Re: [PATCH 01/27] ext4: remove writable userspace mappings before truncating page cache

From: Zhang Yi
Date: Fri Dec 06 2024 - 03:00:07 EST


On 2024/12/4 19:13, Jan Kara wrote:
> I'm sorry for the huge delay here...
>
It's fine, I know you're probably been busy lately, and this series has
undergone significant modifications, which should require considerable
time for review. Thanks a lot for taking time to review this series!

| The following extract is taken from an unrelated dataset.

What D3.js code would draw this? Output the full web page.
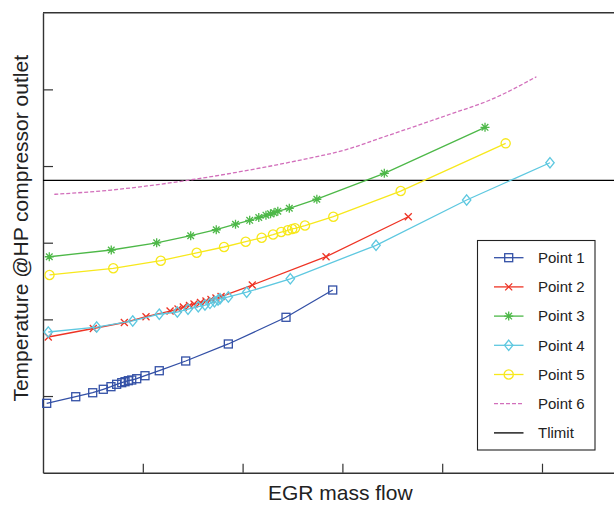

> On Tue 22-10-24 19:10:32, Zhang Yi wrote:
>> From: Zhang Yi <yi.zhang@xxxxxxxxxx>
>>
>> When zeroing a range of folios on the filesystem which block size is
>> less than the page size, the file's mapped partial blocks within one
>> page will be marked as unwritten, we should remove writable userspace
>> mappings to ensure that ext4_page_mkwrite() can be called during
>> subsequent write access to these folios. Otherwise, data written by
>> subsequent mmap writes may not be saved to disk.
>>
>> $mkfs.ext4 -b 1024 /dev/vdb
>> $mount /dev/vdb /mnt
>> $xfs_io -t -f -c "pwrite -S 0x58 0 4096" -c "mmap -rw 0 4096" \
>> -c "mwrite -S 0x5a 2048 2048" -c "fzero 2048 2048" \
>> -c "mwrite -S 0x59 2048 2048" -c "close" /mnt/foo
>>
>> $od -Ax -t x1z /mnt/foo
>> 000000 58 58 58 58 58 58 58 58 58 58 58 58 58 58 58 58
>> *
>> 000800 59 59 59 59 59 59 59 59 59 59 59 59 59 59 59 59
>> *
>> 001000
>>
>> $umount /mnt && mount /dev/vdb /mnt
>> $od -Ax -t x1z /mnt/foo
>> 000000 58 58 58 58 58 58 58 58 58 58 58 58 58 58 58 58
>> *
>> 000800 00 00 00 00 00 00 00 00 00 00 00 00 00 00 00 00
>> *
>> 001000
>>
>> Signed-off-by: Zhang Yi <yi.zhang@xxxxxxxxxx>
>
> This is a great catch! I think this may be source of the sporadic data
> corruption issues we observe with blocksize < pagesize.
>
>> +static inline void ext4_truncate_folio(struct inode *inode,
>> + loff_t start, loff_t end)
>> +{
>> + unsigned long blocksize = i_blocksize(inode);
>> + struct folio *folio;
>> +
>> + if (round_up(start, blocksize) >= round_down(end, blocksize))
>> + return;
>> +
>> + folio = filemap_lock_folio(inode->i_mapping, start >> PAGE_SHIFT);
>> + if (IS_ERR(folio))
>> + return;
>> +
>> + if (folio_mkclean(folio))
>> + folio_mark_dirty(folio);
>> + folio_unlock(folio);
>> + folio_put(folio);
>
> I don't think this is enough. In your example from the changelog, this would
> leave the page at index 0 dirty and still with 0x5a values in 2048-4096 range.
> Then truncate_pagecache_range() does nothing, ext4_alloc_file_blocks()
> converts blocks under 2048-4096 to unwritten state. But what handles
> zeroing of page cache in 2048-4096 range? ext4_zero_partial_blocks() zeroes
> only partial blocks, not full blocks. Am I missing something?
>

Sorry, I don't understand why truncate_pagecache_range() does nothing? In my
example, the variable 'start' is 2048, the variable 'end' is 4096, and the
call process truncate_pagecache_range(inode, 2048, 4096-1)->..->
truncate_inode_partial_folio()->folio_zero_range() does zeroing the 2048-4096
range. I also tested it below, it was zeroed.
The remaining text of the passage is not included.